## Stated goal
Shown below is a listing with pictures; reproduce exactly, and only, the lines between the ones containing "Clone this chart in Apache ECharts." and "const FONT2 = 'Liberation", inclusive, leaving the pictures out.

(Data entries)

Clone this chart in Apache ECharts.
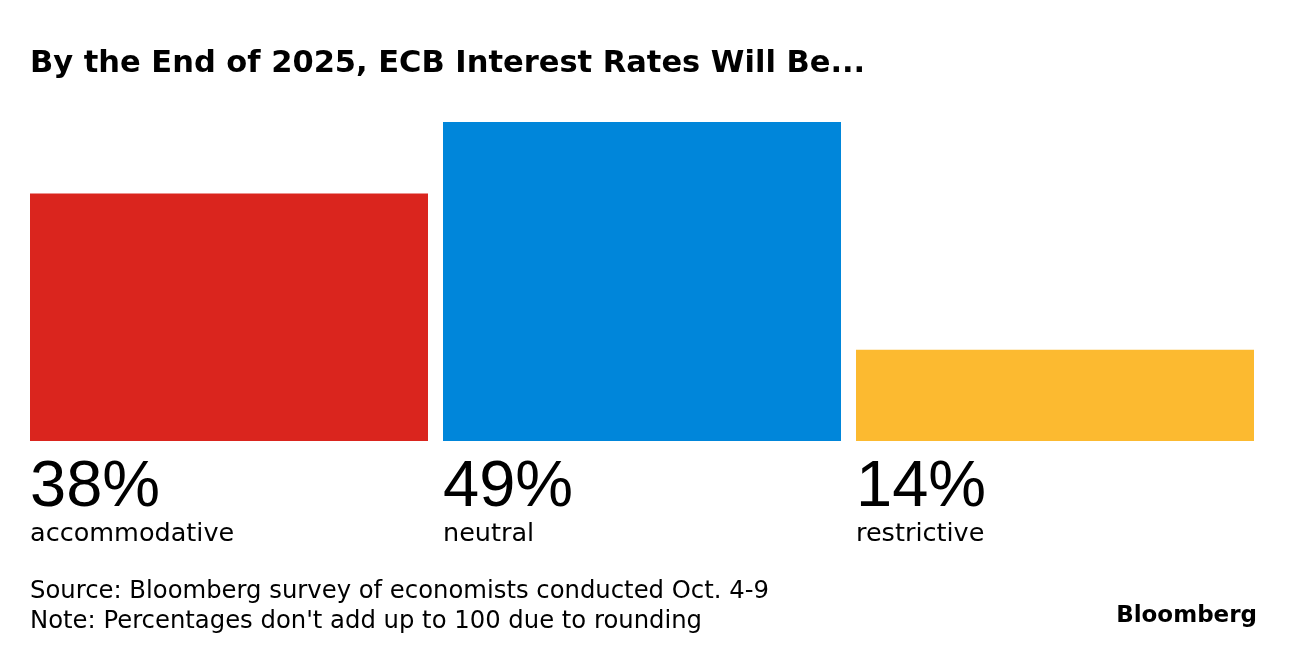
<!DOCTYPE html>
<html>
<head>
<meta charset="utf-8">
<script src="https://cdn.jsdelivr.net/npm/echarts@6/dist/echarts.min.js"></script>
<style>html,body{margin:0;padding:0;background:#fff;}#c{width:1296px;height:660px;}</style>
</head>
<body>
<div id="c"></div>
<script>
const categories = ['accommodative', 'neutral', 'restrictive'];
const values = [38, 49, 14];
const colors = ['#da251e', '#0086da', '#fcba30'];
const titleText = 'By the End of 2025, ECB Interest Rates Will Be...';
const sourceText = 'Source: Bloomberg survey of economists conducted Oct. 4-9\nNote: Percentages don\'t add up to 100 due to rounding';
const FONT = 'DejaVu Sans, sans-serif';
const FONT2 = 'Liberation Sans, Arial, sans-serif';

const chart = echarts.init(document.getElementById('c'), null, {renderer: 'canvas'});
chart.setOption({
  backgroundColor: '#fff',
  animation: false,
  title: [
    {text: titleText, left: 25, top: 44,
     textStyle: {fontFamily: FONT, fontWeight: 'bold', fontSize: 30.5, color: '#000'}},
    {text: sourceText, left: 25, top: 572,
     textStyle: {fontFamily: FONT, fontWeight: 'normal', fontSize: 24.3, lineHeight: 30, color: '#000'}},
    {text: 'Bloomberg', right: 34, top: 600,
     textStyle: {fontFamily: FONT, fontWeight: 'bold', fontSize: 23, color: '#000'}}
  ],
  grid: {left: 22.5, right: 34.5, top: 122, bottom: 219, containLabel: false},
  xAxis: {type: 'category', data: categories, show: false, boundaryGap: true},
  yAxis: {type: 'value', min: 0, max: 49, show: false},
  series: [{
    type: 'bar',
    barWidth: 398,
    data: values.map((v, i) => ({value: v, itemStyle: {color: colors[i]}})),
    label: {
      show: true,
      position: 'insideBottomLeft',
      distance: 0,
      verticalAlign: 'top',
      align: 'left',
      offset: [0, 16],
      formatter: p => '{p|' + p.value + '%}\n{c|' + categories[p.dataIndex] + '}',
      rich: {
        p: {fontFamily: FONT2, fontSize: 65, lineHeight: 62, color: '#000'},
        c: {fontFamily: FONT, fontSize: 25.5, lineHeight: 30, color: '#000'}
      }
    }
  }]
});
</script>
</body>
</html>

--

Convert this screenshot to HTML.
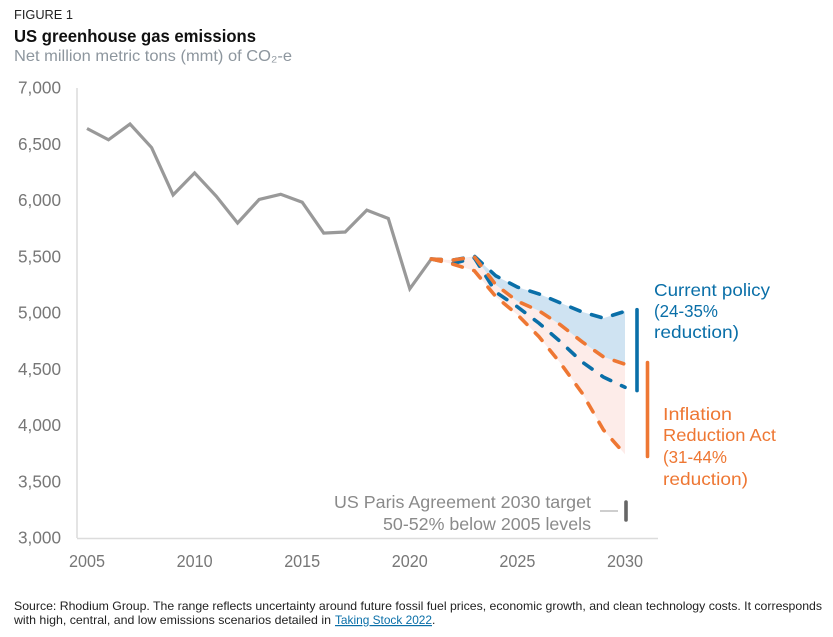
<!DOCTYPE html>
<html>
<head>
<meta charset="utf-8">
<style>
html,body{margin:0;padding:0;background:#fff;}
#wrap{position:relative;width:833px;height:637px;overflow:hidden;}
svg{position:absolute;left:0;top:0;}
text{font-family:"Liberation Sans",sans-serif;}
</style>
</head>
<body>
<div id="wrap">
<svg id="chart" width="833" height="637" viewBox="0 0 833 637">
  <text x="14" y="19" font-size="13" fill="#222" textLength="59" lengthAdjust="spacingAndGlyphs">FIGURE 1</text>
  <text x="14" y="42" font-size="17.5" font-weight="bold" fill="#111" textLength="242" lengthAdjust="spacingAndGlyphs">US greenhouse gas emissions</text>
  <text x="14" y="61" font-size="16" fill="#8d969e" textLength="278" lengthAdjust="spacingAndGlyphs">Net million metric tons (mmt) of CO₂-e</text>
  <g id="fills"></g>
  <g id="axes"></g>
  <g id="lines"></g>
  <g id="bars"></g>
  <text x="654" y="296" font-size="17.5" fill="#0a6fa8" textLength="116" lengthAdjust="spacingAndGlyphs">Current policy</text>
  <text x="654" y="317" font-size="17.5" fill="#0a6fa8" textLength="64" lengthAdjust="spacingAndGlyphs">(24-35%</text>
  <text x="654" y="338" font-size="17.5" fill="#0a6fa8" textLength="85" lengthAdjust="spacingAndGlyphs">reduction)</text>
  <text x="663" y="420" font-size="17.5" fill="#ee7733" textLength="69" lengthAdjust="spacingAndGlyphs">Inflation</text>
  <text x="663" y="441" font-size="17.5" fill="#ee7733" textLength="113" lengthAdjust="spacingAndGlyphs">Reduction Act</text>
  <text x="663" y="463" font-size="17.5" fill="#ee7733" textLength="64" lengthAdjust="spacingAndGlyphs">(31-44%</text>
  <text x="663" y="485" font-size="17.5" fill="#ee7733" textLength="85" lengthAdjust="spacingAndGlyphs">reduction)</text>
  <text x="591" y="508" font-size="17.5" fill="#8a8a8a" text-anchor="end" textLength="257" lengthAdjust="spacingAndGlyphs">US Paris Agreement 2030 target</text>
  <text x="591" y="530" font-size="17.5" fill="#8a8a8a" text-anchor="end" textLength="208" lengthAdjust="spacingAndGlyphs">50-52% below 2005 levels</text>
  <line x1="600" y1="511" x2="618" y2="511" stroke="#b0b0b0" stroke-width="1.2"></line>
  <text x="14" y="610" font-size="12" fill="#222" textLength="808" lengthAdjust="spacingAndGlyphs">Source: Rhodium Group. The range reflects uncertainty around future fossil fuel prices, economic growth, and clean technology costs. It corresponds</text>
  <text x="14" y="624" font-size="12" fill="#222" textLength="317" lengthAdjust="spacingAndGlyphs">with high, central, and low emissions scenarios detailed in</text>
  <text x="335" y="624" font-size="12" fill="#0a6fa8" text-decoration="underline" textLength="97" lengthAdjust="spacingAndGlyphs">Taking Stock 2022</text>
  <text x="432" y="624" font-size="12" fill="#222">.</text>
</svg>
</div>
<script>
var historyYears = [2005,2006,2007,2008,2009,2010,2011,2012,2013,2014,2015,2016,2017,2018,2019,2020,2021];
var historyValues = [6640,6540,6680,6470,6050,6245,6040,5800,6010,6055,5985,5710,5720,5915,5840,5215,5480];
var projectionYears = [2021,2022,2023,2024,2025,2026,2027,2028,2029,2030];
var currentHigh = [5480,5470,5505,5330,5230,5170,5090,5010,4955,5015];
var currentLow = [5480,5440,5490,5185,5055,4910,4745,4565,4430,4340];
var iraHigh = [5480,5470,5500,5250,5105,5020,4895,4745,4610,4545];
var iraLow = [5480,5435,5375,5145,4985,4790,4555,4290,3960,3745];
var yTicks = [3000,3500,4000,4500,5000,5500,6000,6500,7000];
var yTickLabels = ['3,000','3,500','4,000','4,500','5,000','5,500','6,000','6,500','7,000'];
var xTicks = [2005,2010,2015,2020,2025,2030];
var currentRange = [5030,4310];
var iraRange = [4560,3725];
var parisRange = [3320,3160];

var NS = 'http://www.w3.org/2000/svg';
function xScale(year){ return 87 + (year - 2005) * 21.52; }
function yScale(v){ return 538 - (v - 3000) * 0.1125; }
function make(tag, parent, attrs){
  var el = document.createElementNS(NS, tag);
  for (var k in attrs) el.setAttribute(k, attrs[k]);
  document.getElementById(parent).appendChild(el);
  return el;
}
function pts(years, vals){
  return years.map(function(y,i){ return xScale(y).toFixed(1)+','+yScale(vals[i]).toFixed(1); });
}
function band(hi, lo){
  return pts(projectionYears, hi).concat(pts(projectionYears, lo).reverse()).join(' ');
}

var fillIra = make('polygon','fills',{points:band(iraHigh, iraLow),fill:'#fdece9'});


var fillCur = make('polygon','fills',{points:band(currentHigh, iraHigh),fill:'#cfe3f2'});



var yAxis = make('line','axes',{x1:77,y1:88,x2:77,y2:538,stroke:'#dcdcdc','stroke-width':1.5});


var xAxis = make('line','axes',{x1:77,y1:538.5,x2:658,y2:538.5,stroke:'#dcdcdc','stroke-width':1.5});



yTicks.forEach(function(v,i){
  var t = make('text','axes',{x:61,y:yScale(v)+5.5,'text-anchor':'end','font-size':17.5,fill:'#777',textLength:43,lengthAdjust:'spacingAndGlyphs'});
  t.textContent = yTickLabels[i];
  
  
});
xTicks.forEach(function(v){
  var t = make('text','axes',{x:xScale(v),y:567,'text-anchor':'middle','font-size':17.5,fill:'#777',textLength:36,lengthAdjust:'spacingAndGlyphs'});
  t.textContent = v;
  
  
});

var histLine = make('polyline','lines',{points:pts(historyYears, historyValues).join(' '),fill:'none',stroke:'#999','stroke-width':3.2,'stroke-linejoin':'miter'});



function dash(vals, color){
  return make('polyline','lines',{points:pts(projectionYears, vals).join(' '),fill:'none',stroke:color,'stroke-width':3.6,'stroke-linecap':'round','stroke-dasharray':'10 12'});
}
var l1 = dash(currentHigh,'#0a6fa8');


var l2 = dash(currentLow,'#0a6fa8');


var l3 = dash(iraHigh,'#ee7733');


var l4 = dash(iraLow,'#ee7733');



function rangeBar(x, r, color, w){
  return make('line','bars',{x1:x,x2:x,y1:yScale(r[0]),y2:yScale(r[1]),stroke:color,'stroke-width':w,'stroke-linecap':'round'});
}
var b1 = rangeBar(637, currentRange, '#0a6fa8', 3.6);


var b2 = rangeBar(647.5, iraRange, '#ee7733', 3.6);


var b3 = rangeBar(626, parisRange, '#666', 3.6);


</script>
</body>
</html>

## Result
Clone this chart in Apache ECharts.
<!DOCTYPE html>
<html>
<head>
<meta charset="utf-8">
<script src="https://cdn.jsdelivr.net/npm/echarts@6/dist/echarts.min.js"></script>
<style>html,body{margin:0;padding:0;background:#fff;}#c{width:1296px;height:660px;}</style>
</head>
<body>
<div id="c"></div>
<script>
const categories = ['accommodative', 'neutral', 'restrictive'];
const values = [38, 49, 14];
const colors = ['#da251e', '#0086da', '#fcba30'];
const titleText = 'By the End of 2025, ECB Interest Rates Will Be...';
const sourceText = 'Source: Bloomberg survey of economists conducted Oct. 4-9\nNote: Percentages don\'t add up to 100 due to rounding';
const FONT = 'DejaVu Sans, sans-serif';
const FONT2 = 'Liberation Sans, Arial, sans-serif';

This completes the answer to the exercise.